Personally I find certain regional English accents annoying, (Manchester accents drive me UP THE WALL!) but i love cockney london accents. (Olly Murs how I LOVE YOU!). That's the "we hate those arrogant english arseholes" irish side of me trying to push through- I'll have a wee word with her later.

Call me arrogant but I find my NORN IRON accent very attractive, and it's personally a pleasure waking up to it every morning. I mean, we pronounce 'tea', 'tay' , it's Pure Legend! We should have our own bloody dictionary for frigs sake! And The legendary band that is SNOW PATROL came from
Northern Ireland! Also we're widely renowned for HOW MUCH CRAIC WE ARE (both sober and completely smashed…but mostly completely smashed)
My god, The Northern Ireland Tourist Board will be wanting me to write booklets and stuff next. I've sold the country like a cow at a farmer's Market.

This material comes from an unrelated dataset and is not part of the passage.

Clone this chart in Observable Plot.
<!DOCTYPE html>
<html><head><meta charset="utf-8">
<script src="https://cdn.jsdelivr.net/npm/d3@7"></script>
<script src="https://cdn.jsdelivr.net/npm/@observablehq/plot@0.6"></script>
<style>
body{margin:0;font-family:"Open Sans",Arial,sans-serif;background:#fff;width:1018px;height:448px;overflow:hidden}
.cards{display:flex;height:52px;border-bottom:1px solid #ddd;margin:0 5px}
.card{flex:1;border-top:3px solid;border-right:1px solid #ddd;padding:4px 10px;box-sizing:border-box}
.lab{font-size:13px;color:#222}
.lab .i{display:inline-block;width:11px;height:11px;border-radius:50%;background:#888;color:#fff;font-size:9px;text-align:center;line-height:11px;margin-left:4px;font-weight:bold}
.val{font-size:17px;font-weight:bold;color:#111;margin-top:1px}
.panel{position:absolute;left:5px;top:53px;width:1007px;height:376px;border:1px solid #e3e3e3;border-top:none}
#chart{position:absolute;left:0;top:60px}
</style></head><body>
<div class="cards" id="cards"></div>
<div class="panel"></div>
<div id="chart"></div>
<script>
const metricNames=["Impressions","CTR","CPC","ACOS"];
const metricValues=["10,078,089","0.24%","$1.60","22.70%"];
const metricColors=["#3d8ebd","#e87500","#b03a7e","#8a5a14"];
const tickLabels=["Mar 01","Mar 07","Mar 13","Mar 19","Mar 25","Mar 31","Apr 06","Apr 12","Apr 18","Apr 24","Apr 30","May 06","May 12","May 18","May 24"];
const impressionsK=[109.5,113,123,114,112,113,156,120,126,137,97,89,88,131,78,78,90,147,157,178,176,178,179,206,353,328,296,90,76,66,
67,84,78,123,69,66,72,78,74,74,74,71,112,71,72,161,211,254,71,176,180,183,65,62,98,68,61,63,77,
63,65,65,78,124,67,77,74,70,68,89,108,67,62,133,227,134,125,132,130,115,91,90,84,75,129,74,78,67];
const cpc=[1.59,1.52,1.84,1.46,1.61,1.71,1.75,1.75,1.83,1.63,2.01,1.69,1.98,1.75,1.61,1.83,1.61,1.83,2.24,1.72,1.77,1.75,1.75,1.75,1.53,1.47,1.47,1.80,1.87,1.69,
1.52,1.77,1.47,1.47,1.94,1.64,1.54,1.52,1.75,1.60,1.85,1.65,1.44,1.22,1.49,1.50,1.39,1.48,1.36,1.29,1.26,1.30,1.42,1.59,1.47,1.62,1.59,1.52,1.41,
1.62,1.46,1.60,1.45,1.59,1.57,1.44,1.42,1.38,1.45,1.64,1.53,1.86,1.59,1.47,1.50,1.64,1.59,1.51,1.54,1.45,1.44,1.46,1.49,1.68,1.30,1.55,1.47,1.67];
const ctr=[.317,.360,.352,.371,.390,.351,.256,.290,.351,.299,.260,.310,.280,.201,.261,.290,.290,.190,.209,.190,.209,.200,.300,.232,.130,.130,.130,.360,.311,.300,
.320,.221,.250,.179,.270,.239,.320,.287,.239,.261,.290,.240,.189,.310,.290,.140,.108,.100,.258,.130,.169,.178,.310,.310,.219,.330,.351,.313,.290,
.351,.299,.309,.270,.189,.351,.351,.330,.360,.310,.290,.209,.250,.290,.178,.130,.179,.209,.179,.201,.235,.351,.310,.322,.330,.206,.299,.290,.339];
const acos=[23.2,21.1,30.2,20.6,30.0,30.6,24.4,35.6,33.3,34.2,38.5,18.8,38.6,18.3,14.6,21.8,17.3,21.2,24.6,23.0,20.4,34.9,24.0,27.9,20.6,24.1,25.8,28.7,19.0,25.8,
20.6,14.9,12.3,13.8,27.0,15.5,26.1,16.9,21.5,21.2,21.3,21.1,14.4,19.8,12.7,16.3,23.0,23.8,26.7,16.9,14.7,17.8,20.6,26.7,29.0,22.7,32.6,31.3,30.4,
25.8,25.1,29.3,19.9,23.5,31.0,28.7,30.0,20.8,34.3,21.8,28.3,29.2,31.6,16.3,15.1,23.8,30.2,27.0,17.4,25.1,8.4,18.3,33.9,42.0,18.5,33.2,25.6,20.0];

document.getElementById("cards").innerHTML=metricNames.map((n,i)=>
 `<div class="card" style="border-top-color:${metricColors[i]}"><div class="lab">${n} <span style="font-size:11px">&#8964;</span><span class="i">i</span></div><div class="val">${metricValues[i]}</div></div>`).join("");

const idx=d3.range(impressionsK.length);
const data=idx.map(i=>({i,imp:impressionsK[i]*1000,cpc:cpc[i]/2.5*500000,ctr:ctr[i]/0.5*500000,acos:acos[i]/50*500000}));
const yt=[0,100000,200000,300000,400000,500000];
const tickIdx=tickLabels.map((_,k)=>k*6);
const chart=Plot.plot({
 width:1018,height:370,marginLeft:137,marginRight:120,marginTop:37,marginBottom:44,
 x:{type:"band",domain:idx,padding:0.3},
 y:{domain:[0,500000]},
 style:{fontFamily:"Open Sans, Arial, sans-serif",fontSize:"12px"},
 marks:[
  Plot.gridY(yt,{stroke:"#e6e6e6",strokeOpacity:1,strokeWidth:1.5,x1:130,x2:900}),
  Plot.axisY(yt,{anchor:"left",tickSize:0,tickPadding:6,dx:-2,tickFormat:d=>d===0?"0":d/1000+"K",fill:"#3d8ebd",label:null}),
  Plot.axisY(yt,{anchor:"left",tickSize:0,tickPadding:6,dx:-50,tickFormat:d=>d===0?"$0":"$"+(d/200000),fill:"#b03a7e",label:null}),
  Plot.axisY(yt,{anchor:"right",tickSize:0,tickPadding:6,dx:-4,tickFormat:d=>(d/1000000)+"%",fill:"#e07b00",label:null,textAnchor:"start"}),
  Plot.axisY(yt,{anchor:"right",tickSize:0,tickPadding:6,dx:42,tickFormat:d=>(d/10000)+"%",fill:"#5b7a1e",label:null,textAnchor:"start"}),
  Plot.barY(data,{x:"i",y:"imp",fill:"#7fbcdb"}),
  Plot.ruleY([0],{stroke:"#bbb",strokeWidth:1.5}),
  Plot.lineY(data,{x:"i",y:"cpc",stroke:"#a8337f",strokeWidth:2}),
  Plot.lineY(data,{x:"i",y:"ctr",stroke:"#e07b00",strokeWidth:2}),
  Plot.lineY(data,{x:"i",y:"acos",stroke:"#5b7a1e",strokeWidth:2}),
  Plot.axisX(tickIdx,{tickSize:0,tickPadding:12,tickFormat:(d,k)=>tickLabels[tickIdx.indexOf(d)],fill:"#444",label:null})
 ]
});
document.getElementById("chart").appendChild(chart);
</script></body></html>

Southern Irish accents are just…phwoar. I will honestly marry an Irishman just for the accent. And I'll make him say "turd" all.day.long.baby.
I'll marry an Irish comedian, cuz the Irish have the best sense of humour in the world. John Bishop said so himself (another accent,the Liverpudlian- one I quite like).

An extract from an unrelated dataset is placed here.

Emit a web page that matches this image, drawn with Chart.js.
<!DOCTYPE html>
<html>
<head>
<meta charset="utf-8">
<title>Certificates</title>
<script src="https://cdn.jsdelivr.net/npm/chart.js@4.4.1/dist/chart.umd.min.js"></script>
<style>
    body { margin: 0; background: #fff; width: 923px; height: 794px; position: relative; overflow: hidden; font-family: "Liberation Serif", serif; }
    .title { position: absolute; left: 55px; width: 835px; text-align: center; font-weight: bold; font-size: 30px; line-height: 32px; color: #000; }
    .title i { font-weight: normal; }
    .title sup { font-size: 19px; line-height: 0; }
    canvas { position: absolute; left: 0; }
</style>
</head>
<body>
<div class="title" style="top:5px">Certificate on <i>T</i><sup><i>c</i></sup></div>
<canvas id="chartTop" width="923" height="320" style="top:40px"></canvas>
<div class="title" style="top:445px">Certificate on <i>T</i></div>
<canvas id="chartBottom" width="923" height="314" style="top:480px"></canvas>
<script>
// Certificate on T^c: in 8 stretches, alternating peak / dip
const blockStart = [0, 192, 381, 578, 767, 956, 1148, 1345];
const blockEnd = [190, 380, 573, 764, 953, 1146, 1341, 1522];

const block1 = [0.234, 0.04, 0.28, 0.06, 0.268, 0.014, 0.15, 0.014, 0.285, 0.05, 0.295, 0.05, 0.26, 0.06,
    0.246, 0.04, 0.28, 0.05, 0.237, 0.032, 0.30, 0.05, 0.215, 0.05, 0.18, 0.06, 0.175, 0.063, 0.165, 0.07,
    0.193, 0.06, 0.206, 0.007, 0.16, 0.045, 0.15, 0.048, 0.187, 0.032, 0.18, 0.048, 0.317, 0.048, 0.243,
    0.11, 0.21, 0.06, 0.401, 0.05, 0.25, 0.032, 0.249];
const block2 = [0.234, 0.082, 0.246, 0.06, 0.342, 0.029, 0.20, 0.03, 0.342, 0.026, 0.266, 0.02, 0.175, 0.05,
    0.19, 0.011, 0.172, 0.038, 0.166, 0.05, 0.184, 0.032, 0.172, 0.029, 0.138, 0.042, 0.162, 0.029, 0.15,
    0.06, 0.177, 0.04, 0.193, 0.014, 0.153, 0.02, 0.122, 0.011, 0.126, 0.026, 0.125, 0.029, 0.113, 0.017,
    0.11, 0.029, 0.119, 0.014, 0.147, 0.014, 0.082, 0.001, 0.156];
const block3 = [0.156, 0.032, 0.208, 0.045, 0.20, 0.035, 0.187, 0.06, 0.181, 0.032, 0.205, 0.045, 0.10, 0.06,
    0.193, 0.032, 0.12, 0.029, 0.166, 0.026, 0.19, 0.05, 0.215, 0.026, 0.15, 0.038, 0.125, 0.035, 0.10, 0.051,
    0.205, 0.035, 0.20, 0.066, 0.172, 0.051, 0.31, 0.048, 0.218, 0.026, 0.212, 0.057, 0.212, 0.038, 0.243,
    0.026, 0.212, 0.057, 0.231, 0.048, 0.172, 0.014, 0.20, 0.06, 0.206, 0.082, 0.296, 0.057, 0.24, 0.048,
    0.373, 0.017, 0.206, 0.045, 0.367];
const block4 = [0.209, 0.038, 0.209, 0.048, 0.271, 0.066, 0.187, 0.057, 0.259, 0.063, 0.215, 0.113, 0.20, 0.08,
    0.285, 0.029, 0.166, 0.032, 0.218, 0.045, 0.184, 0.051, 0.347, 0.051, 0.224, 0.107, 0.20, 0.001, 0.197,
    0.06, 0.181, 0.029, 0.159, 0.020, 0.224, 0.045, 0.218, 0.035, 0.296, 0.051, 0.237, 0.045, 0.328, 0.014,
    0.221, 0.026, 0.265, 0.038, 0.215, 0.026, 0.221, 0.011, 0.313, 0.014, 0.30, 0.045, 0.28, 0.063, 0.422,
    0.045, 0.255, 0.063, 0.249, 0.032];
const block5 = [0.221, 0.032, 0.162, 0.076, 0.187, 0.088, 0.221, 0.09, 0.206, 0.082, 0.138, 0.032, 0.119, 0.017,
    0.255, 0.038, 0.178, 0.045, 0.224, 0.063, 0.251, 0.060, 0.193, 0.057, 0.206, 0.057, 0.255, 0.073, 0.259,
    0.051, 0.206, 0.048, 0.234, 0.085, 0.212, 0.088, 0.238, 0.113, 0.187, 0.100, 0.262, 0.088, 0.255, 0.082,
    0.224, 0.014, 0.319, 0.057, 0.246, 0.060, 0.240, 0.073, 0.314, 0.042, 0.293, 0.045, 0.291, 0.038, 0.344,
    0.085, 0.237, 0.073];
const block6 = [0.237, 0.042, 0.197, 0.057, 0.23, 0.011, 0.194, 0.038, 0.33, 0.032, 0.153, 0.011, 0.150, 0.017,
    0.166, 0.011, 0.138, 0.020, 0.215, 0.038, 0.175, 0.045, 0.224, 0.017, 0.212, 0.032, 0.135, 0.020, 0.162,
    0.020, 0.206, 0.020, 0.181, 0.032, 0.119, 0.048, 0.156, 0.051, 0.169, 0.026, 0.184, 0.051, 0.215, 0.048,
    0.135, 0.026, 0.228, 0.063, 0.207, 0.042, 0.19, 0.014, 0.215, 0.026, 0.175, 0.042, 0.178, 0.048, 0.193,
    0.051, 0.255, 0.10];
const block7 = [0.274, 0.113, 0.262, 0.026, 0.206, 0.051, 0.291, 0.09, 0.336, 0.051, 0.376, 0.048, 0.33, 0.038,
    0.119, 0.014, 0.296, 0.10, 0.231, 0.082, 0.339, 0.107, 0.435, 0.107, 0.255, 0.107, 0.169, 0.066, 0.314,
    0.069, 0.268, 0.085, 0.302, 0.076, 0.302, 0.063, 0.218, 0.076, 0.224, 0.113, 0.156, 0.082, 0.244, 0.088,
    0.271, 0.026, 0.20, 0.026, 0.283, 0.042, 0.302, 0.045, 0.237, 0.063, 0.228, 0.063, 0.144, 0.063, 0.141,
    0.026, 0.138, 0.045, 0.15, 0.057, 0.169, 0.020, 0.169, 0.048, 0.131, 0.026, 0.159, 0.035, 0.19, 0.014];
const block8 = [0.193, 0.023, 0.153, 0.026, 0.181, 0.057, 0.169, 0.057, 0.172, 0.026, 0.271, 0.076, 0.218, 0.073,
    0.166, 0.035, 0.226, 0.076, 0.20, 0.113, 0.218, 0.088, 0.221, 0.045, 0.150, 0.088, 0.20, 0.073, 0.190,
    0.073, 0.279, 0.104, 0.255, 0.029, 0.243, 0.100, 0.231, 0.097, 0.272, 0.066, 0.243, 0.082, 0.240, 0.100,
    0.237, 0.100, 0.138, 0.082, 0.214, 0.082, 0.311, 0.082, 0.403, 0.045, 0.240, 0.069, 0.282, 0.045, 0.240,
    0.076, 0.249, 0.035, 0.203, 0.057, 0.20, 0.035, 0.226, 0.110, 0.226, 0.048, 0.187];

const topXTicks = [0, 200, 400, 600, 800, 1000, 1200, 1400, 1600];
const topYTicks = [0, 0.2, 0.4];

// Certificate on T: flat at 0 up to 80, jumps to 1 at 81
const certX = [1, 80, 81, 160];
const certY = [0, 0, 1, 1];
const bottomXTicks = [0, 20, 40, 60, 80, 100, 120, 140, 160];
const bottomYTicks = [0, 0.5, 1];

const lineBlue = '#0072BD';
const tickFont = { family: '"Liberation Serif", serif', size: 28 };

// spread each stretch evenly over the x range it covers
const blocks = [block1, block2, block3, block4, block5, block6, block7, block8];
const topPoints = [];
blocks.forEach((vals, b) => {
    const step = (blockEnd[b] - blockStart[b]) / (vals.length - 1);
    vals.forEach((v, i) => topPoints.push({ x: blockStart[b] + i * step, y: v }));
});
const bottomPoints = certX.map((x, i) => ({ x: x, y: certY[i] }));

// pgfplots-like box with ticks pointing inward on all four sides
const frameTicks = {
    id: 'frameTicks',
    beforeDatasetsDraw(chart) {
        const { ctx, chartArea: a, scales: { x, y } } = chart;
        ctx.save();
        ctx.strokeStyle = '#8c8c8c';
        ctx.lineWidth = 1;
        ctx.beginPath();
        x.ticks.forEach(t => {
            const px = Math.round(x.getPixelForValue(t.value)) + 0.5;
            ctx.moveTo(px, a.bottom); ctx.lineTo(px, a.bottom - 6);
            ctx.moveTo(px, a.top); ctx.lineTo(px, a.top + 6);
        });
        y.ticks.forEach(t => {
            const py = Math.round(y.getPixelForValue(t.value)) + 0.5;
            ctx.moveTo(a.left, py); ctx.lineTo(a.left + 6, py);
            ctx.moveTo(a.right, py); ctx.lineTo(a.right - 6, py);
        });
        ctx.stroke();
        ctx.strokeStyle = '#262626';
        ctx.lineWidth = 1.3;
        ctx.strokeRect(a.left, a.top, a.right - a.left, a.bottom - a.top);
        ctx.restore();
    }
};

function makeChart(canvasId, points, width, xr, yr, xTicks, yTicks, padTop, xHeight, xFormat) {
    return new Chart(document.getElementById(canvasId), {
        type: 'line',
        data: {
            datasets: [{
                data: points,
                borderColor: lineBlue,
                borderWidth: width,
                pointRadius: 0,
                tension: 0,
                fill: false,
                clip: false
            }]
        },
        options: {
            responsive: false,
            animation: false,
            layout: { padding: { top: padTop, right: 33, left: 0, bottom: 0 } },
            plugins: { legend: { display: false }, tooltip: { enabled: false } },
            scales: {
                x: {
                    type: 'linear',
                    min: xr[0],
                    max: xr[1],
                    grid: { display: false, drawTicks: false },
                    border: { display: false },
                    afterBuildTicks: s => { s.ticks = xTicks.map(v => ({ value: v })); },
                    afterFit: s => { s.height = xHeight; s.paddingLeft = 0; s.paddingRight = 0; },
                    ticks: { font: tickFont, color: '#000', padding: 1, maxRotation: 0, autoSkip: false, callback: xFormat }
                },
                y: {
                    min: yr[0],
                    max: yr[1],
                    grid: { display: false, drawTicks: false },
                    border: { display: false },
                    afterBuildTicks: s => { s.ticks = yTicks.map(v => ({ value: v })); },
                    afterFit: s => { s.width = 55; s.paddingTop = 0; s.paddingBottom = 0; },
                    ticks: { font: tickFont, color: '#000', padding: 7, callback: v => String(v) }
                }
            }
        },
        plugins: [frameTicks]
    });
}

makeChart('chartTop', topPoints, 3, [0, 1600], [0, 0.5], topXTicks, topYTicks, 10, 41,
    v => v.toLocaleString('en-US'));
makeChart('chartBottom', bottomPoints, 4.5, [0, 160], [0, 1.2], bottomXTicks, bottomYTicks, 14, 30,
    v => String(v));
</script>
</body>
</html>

Scottish accents are just brilliant. And very very very very hot. I don't know why, they just have the ooft factor. It's almost like every time I hear a scottish person speak my brain mentally gives what I'm hearing a seal of approval. That , Or part of me just likes Liam Dryden a little too much.

I think I've just rated and slated most countries in and around the UK, except the welsh- but I don't have a half decent sheep joke on me currently. Soz.

That's all from me folks,

– MissEejit

SIDE NOTE:
This blog was completely accidental LOL I was going to do a big Downton Abbey slagging match, but then I got into the accent thing and…it happened!